Yüzde 11 dolayında seyreden bir faizi Batı ülkelerinde bulmak biliyoruz ki hiç mi hiç mümkün değil. Dolayısıyla faizin çok düşük olduğu, hatta negatif faiz uygulamasının söz konusu olduğu ülkelerden borçlanıp Türkiye gibi yüzde 11-12 dolayında faiz uygulayan ülkelere portföy yatırımı yapmak büyük bir kazanç sağlıyor.

Yabancıları doludizgin Türkiye’ye doluşmaya iten etkenlerden biri de CDS denilen risk priminin hızla düşmesi. Türkiye riski, 2013 yılından sonra en düşük düzeyinde.
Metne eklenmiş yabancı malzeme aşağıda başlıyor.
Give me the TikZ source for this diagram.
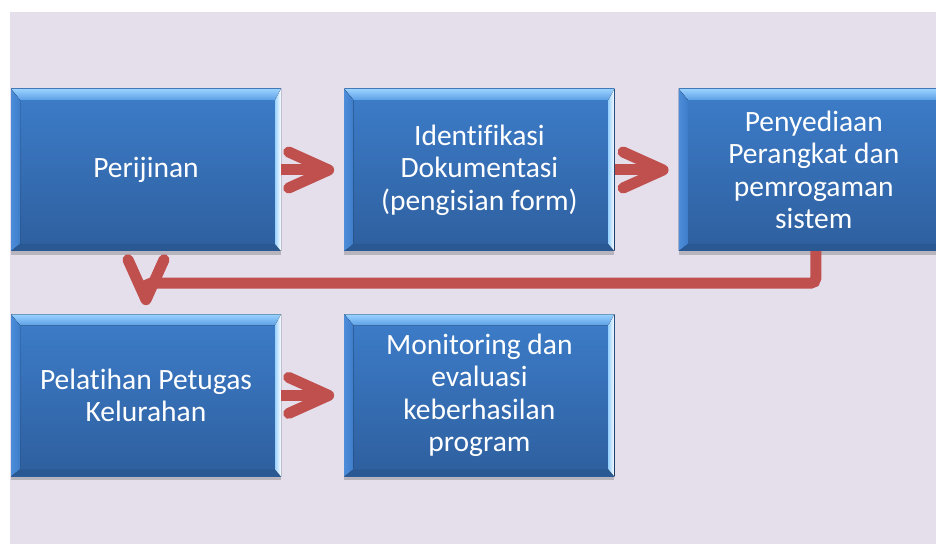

Bu yılbaşında TL’nin değer kaybından dolayı yeniden sıçrayan CDS’ler TL’nin değerlenmesi ve küresel risk iştahının artması ile yedi aydır düşüş eğilimindeydi. İki yıl önceye göre CDS’lerin değerinde yüzde 33 azalma var. Bu durum Türkiye kaynaklı olmaktan çok, küresel likidite ve risk alma gelişmeleriyle uyumlu.

Türkiye’nin Kurban Bayramı vesilesiyle 10 günlük bir tatile girmesi de yabancı fon girişlerini hızlandırdı. TL, 10 gün boyunca sabit kalmasa bile önemli bir dalgalanma yaşamayacak. Dolayısıyla bu 10 günlük süre içinde parasını getirip faize yatıran yabancı yatırımcı yüksek faizden yararlanırken önemli bir kur sürpriziyle karşılaşmayacak.
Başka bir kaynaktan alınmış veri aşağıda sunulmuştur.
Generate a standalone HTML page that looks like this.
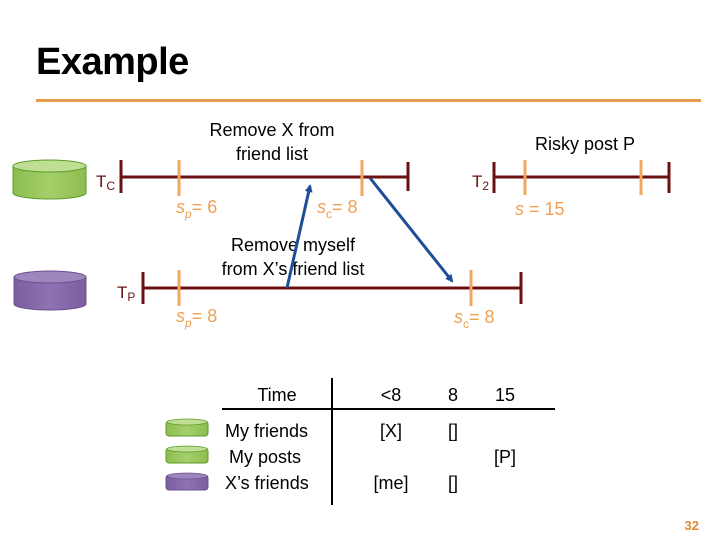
<!DOCTYPE html>
<html><head><meta charset="utf-8"><style>
body{margin:0;background:#fff;}
svg{display:block;font-family:"Liberation Sans",Arial,sans-serif;}
</style></head><body>
<svg width="720" height="540" viewBox="0 0 720 540" xmlns="http://www.w3.org/2000/svg">
<defs>
<marker id="ah" markerWidth="8" markerHeight="8" refX="6" refY="4" orient="auto" markerUnits="userSpaceOnUse"><path d="M0,0 L8,4 L0,8 z" fill="#1f4e99"/></marker>
<linearGradient id="g" x1="0" x2="1"><stop offset="0" stop-color="#8cbd50"/><stop offset="0.5" stop-color="#a4cf6a"/><stop offset="1" stop-color="#8cbd50"/></linearGradient>
<linearGradient id="p" x1="0" x2="1"><stop offset="0" stop-color="#7a5ea0"/><stop offset="0.5" stop-color="#8e72b2"/><stop offset="1" stop-color="#7a5ea0"/></linearGradient>
</defs>
<text x="36" y="74" font-size="38" font-weight="bold" fill="#000" letter-spacing="-0.5">Example</text>
<rect x="36" y="99" width="665" height="3" fill="#e89b4a"/>

<g>
<path d="M13,166 L13,193 A36.5,6 0 0 0 86,193 L86,166" fill="url(#g)" stroke="#5e9a2a" stroke-width="1"/>
<ellipse cx="49.5" cy="166" rx="36.5" ry="6" fill="#bedf94" stroke="#5e9a2a" stroke-width="1"/>
</g>
<g>
<path d="M14,277 L14,304 A36,6 0 0 0 86,304 L86,277" fill="url(#p)" stroke="#6b5090" stroke-width="1"/>
<ellipse cx="50" cy="277" rx="36" ry="6" fill="#9c86bc" stroke="#6b5090" stroke-width="1"/>
</g>

<g stroke="#6b1010" stroke-width="3" fill="none">
<line x1="121" y1="177" x2="408" y2="177"/>
<line x1="121" y1="160" x2="121" y2="193"/>
<line x1="408" y1="162" x2="408" y2="191"/>
<line x1="494" y1="177" x2="669" y2="177"/>
<line x1="494" y1="162" x2="494" y2="193"/>
<line x1="669" y1="162" x2="669" y2="193"/>
<line x1="143" y1="288" x2="521" y2="288"/>
<line x1="143" y1="272" x2="143" y2="304"/>
<line x1="521" y1="272" x2="521" y2="304"/>
</g>
<g stroke="#f0a860" stroke-width="3">
<line x1="179" y1="160" x2="179" y2="196"/>
<line x1="362" y1="160" x2="362" y2="196"/>
<line x1="525" y1="160" x2="525" y2="195"/>
<line x1="641" y1="160" x2="641" y2="195"/>
<line x1="179" y1="270" x2="179" y2="306"/>
<line x1="471" y1="270" x2="471" y2="306"/>
</g>

<g fill="#6b1010" font-size="17">
<text x="96" y="187">T<tspan font-size="12" dy="3">C</tspan></text>
<text x="472" y="187">T<tspan font-size="12" dy="3">2</tspan></text>
<text x="117" y="298">T<tspan font-size="12" dy="3">P</tspan></text>
</g>

<g fill="#f0a050" font-size="18">
<text x="176" y="213"><tspan font-style="italic">s</tspan><tspan font-size="12" font-style="italic" dy="5">p</tspan><tspan dy="-5">= 6</tspan></text>
<text x="317" y="213"><tspan font-style="italic">s</tspan><tspan font-size="12" dy="5">c</tspan><tspan dy="-5">= 8</tspan></text>
<text x="515" y="215"><tspan font-style="italic">s</tspan> = 15</text>
<text x="176" y="322"><tspan font-style="italic">s</tspan><tspan font-size="12" font-style="italic" dy="5">p</tspan><tspan dy="-5">= 8</tspan></text>
<text x="454" y="323"><tspan font-style="italic">s</tspan><tspan font-size="12" dy="5">c</tspan><tspan dy="-5">= 8</tspan></text>
</g>

<g fill="#000" font-size="18" text-anchor="middle">
<text x="272" y="136">Remove X from</text>
<text x="272" y="160">friend list</text>
<text x="585" y="150">Risky post P</text>
<text x="293" y="251">Remove myself</text>
<text x="293" y="275">from X’s friend list</text>
</g>

<g stroke="#1f4e99" stroke-width="3">
<line x1="287" y1="288" x2="310" y2="186" marker-end="url(#ah)"/>
<line x1="370" y1="178" x2="452" y2="281" marker-end="url(#ah)"/>
</g>

<line x1="332" y1="378" x2="332" y2="505" stroke="#000" stroke-width="2"/>
<line x1="222" y1="409" x2="555" y2="409" stroke="#000" stroke-width="2"/>
<g font-size="18" fill="#000">
<text x="277" y="401" text-anchor="middle">Time</text>
<text x="391" y="401" text-anchor="middle">&lt;8</text>
<text x="453" y="401" text-anchor="middle">8</text>
<text x="505" y="401" text-anchor="middle">15</text>
<text x="225" y="437">My friends</text>
<text x="229" y="463">My posts</text>
<text x="225" y="489">X’s friends</text>
<text x="391" y="437" text-anchor="middle">[X]</text>
<text x="453" y="437" text-anchor="middle">[]</text>
<text x="505" y="463" text-anchor="middle">[P]</text>
<text x="391" y="489" text-anchor="middle">[me]</text>
<text x="453" y="489" text-anchor="middle">[]</text>
</g>
<g>
<rect x="166" y="421" width="42" height="15" rx="3" fill="url(#g)" stroke="#5e9a2a"/>
<ellipse cx="187" cy="422" rx="20" ry="3" fill="#bedf94" stroke="#5e9a2a" stroke-width="0.8"/>
<rect x="166" y="448" width="42" height="15" rx="3" fill="url(#g)" stroke="#5e9a2a"/>
<ellipse cx="187" cy="449" rx="20" ry="3" fill="#bedf94" stroke="#5e9a2a" stroke-width="0.8"/>
<rect x="166" y="475" width="42" height="15" rx="3" fill="url(#p)" stroke="#6b5090"/>
<ellipse cx="187" cy="476" rx="20" ry="3" fill="#9c86bc" stroke="#6b5090" stroke-width="0.8"/>
</g>

<text x="699" y="530" font-size="13" font-weight="bold" fill="#e08a30" text-anchor="end">32</text>
</svg>
</body></html>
Uzun tatil nedeniyle TL ihtiyacı olanların ellerindeki dövizi bozdurarak TL’ye geçiyor olması da doları ucuzlatan bir etken oldu. Sonuçta 2017 başında 4 TL’nin eşiğine gelen dolar fiyatı, Ağustos sonlarında 3,50 TL’nin altına gerilemiş durumda.
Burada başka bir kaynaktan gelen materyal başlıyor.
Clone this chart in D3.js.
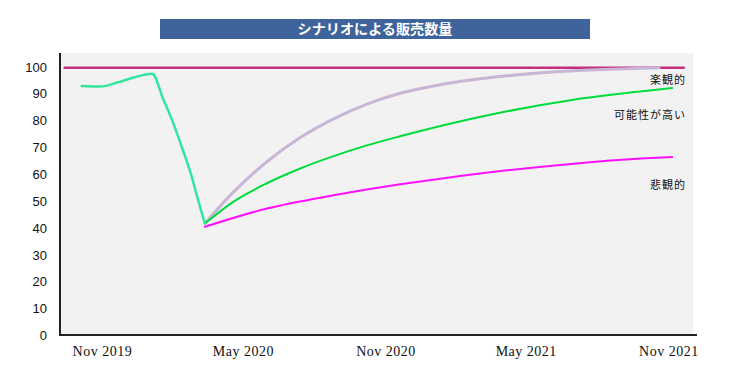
<!DOCTYPE html>
<html>
<head>
<meta charset="utf-8">
<title>シナリオによる販売数量</title>
<script src="https://d3js.org/d3.v7.min.js"></script>
<style>
  body { margin: 0; background: #fff; }
  .axis path, .axis line { display: none; }
  .axis--y text { font: 13px 'Liberation Sans', Arial, sans-serif; fill: #111; }
  .axis--x text { font: 14px 'Liberation Serif', 'Times New Roman', serif; fill: #111; letter-spacing: 0.5px; }
  .line { fill: none; stroke-linecap: round; stroke-linejoin: round; }
  .series-label { font: 11px 'Noto Sans CJK JP', sans-serif; fill: #111; letter-spacing: 1px; }
</style>
</head>
<body>
<svg width="750" height="375" id="chart"></svg>
<script>
// values
const chartTitle = 'シナリオによる販売数量';
const yTicks = [0, 10, 20, 30, 40, 50, 60, 70, 80, 90, 100];
const xTicks = ['2019-11-01', '2020-05-01', '2020-11-01', '2021-05-01', '2021-11-01'];

const targetLine = [
  ['2019-09-14', 99.5], ['2021-11-21', 99.5]
];
const actual = [
  ['2019-10-06', 92.7], ['2019-10-30', 92.5], ['2019-11-21', 94.0], ['2019-12-11', 95.8],
  ['2020-01-05', 97.3], ['2020-01-19', 88.0], ['2020-02-01', 79.0], ['2020-02-14', 68.5],
  ['2020-02-25', 59.0], ['2020-03-04', 50.5], ['2020-03-13', 41.6]
];
const optimistic = [
  ['2020-03-13', 41.5], ['2020-04-18', 53.0], ['2020-06-01', 64.5], ['2020-07-14', 73.5],
  ['2020-08-26', 80.5], ['2020-10-08', 86.0], ['2020-11-20', 90.0], ['2021-01-11', 93.2],
  ['2021-04-07', 96.5], ['2021-07-02', 98.4], ['2021-09-26', 99.3], ['2021-10-20', 99.5]
];
const likely = [
  ['2020-03-13', 41.5], ['2020-04-18', 49.5], ['2020-06-01', 56.5], ['2020-07-14', 62.0],
  ['2020-08-26', 66.6], ['2020-10-08', 70.6], ['2020-11-20', 74.0], ['2021-01-11', 77.8],
  ['2021-04-07', 83.3], ['2021-07-02', 87.6], ['2021-09-26', 90.7], ['2021-11-06', 92.0]
];
const pessimistic = [
  ['2020-03-13', 40.3], ['2020-06-01', 47.1], ['2020-08-26', 52.0], ['2020-11-20', 56.1],
  ['2021-01-11', 58.2], ['2021-04-07', 61.3], ['2021-07-02', 63.8], ['2021-09-26', 65.7],
  ['2021-11-06', 66.3]
];
const seriesLabels = [
  { text: '楽観的', value: 94.8 },
  { text: '可能性が高い', value: 81.8 },
  { text: '悲観的', value: 55.8 }
];

const parseDate = d3.timeParse('%Y-%m-%d');
const fmt = d3.timeFormat('%b %Y');

const svg = d3.select('svg#chart');
const margin = { left: 60, right: 53, top: 53, bottom: 40 };
const width = +svg.attr('width') - margin.left - margin.right;
const height = +svg.attr('height') - margin.top - margin.bottom;

const x = d3.scaleTime()
  .domain([parseDate('2019-09-08'), parseDate('2021-12-08')])
  .range([margin.left, margin.left + width]);
const y = d3.scaleLinear()
  .domain([0, 105])
  .range([margin.top + height, margin.top]);

// title box
svg.append('rect')
  .attr('x', 160).attr('y', 19).attr('width', 430).attr('height', 20)
  .attr('fill', '#3e649b');
svg.append('text')
  .attr('x', 375).attr('y', 29).attr('dy', '0.36em')
  .attr('text-anchor', 'middle')
  .attr('textLength', 155)
  .attr('lengthAdjust', 'spacingAndGlyphs')
  .style('font', "bold 14px 'Noto Sans CJK JP', sans-serif")
  .attr('fill', '#fff')
  .text(chartTitle);

// plot background
svg.append('rect')
  .attr('x', margin.left).attr('y', margin.top)
  .attr('width', x(parseDate('2021-12-03')) - margin.left).attr('height', height)
  .attr('fill', '#f2f2f2');

// axes
svg.append('g')
  .attr('class', 'axis axis--y')
  .attr('transform', 'translate(' + (margin.left - 13) + ',0)')
  .call(d3.axisLeft(y).tickValues(yTicks).tickSize(0).tickPadding(0))
  .selectAll('text').attr('dy', '0.36em');

svg.append('g')
  .attr('class', 'axis axis--x')
  .attr('transform', 'translate(0,' + (margin.top + height + 11) + ')')
  .call(d3.axisBottom(x).tickValues(xTicks.map(parseDate)).tickFormat(fmt).tickSize(0).tickPadding(0))
  .selectAll('text').attr('dy', '0.71em');

svg.append('line')
  .attr('x1', margin.left).attr('x2', margin.left)
  .attr('y1', margin.top).attr('y2', margin.top + height + 1)
  .attr('stroke', '#222').attr('stroke-width', 2);
svg.append('line')
  .attr('x1', margin.left).attr('x2', margin.left + width)
  .attr('y1', margin.top + height).attr('y2', margin.top + height)
  .attr('stroke', '#222').attr('stroke-width', 2);

// lines
const line = d3.line()
  .x(d => x(parseDate(d[0])))
  .y(d => y(d[1]))
  .curve(d3.curveMonotoneX);

const series = [
  { data: targetLine, color: '#c4307c', w: 2.5 },
  { data: optimistic, color: '#c9b5d5', w: 3 },
  { data: likely, color: '#00dc3a', w: 2 },
  { data: pessimistic, color: '#ff10ff', w: 2 },
  { data: actual, color: '#33e59e', w: 2.5 }
];
series.forEach(s => {
  svg.append('path')
    .datum(s.data)
    .attr('class', 'line')
    .attr('stroke', s.color)
    .attr('stroke-width', s.w)
    .attr('d', line);
});

svg.selectAll('.series-label')
  .data(seriesLabels)
  .enter().append('text')
  .attr('class', 'series-label')
  .attr('x', 686)
  .attr('y', d => y(d.value))
  .attr('dy', '0.36em')
  .attr('text-anchor', 'end')
  .text(d => d.text);
</script>
</body>
</html>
ABD’de Trump sorununa bir hal çaresi bulununcaya kadar bu sıcak paralı tatlı hayat hem Türkiye’de hem de benzeri ülkelerde sürecek gibi. Eylülde Fed kanadından önemli bir adım beklenmediği gibi Trump sorununun ekimde derinleşmesi bekleniyor.

Ekim ayı başlarında ABD’de Hazine’nin iç borçlanma tavanına vurması bekleniyor. Eğer Kongre’den yasa değişikliği yapılarak borç tavanı artırılamazsa Hazine borçlanamayacağı için ödemelerin çoğunu durdurmak zorunda kalacak. Bu da devletin stop etmesi demek.

ABD’de bu durum daha önce de birkaç kez yaşandı ama aşıldı. Şimdi ise durum daha ciddi. Çünkü Trump, Demokratların desteğini alamamanın yanı sıra kendi partisinden bile destek kaybına uğrayabilir. Bu ihtimal, Fed yönetiminde tereddüt yaratıyor. Çünkü eylülde faiz artırımına gidilmesi ve/veya bilanço küçültme tarihinin açıklanmasından sonra borç tavanına çarpan devletin kapanması söz konusu olursa, bundan Fed de sorumlu tutulabilir.

Tekrar Türkiye’ye dönülürse, 2016’nın ikinci yarısında kriz kâbusu yaşayan Türkiye, 2017’de “Trump’a duacı” olarak bol sıcak para ile TL’yi güçlendirmiş, yüzde 5-6 büyüme ivmesi yakalamış durumda. 2018 yerel yönetim, 2019 başkanlık seçimlerine giderken bu rüzgârla yelkenlerin şişirilmesi sürebilir, her ne kadar bütçe açığı, bol kredi pompalamasının komplikasyonları, büyüyen cari açık ve ikili hanelerden inmeyen enflasyon ve işsizlik sorunları olsa da.